From: Phillips, Addison <addison@amazon.com>
Date: Mon, 16 Jun 2008 12:42:58 -0700
To: Dan Chiba <dan.chiba@oracle.com>, Frank Ellermann <hmdmhdfmhdjmzdtjmzdtzktdkztdjz@gmail.com>
CC: "www-international@w3.org" <www-international@w3.org>
Message-ID: <4D25F22093241741BC1D0EEBC2DBB1DA013B11C6F9@EX-SEA5-D.ant.amazon.com>
>
> A search engine whose help is provided in English and German is
> indeed a
> good use case for the requirement to identify the UI language
> independently from locale. For example, a French speaking user in
> Switzerland would want German translation and Switzerland locale
> conventions for datetime and number formatting. Then #1 locale="fr-
> CH"
> and #3 language="de".

I disagree. A French speaking user in Switzerland will not want to see something bizarre like "A trouvé 1.624 articles le 1. Juni."

Users may have a separate language element to their search (that is, a French speaking user might search for a word like "Zeitung", which is German). But they don't want mixed UI experiences.

>
> Support for non-translation locale sensitive operations such as
> datetime
> and number formatting is available for most common locales and
> usually
> the system can serve the user in his or her most preferred locale.

But almost always in concert with the rest of the system.

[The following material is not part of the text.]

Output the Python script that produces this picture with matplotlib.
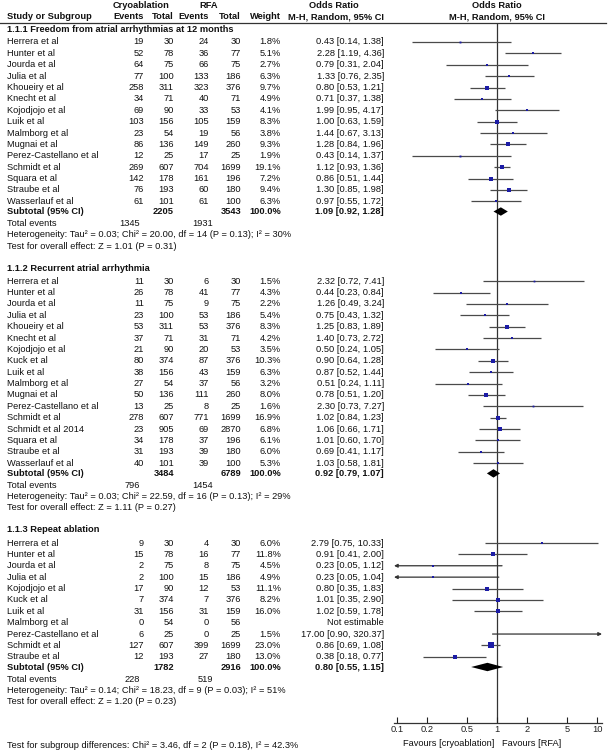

Note that the language of content DOES have an effect on the outcome here. Just because my Kindle is in English doesn't mean that I want my German newspaper or book to display in the English manner. How the search engine tokenizes text should depend on the language of the content. And so on. However, it is very difficult to provide mixed locale interactions that users understand (German search results are sorted in the German manner, but Swedish ones in the Swedish manner usw.: users think of that as a "bug").


> On
> the other hand, it must select the UI language from among the
> available
> languages, so the selected preferred language is often different
> from
> the preferred locale.

This may be the case. However, we should provide for negotiation of locale in a consistent manner. If you want to negotiate several things, you should provide several attributes for negotiating it. If the service can (for example) sort results in one locale but provide UI messages in another, those are *two* facets of the service. In particular: WS-I18N lets you set (it should be "negotiate") the locale at the top level and then override that setting for specific items using the <preferences> feature. Having more than one top-level locale/language will be very confusing.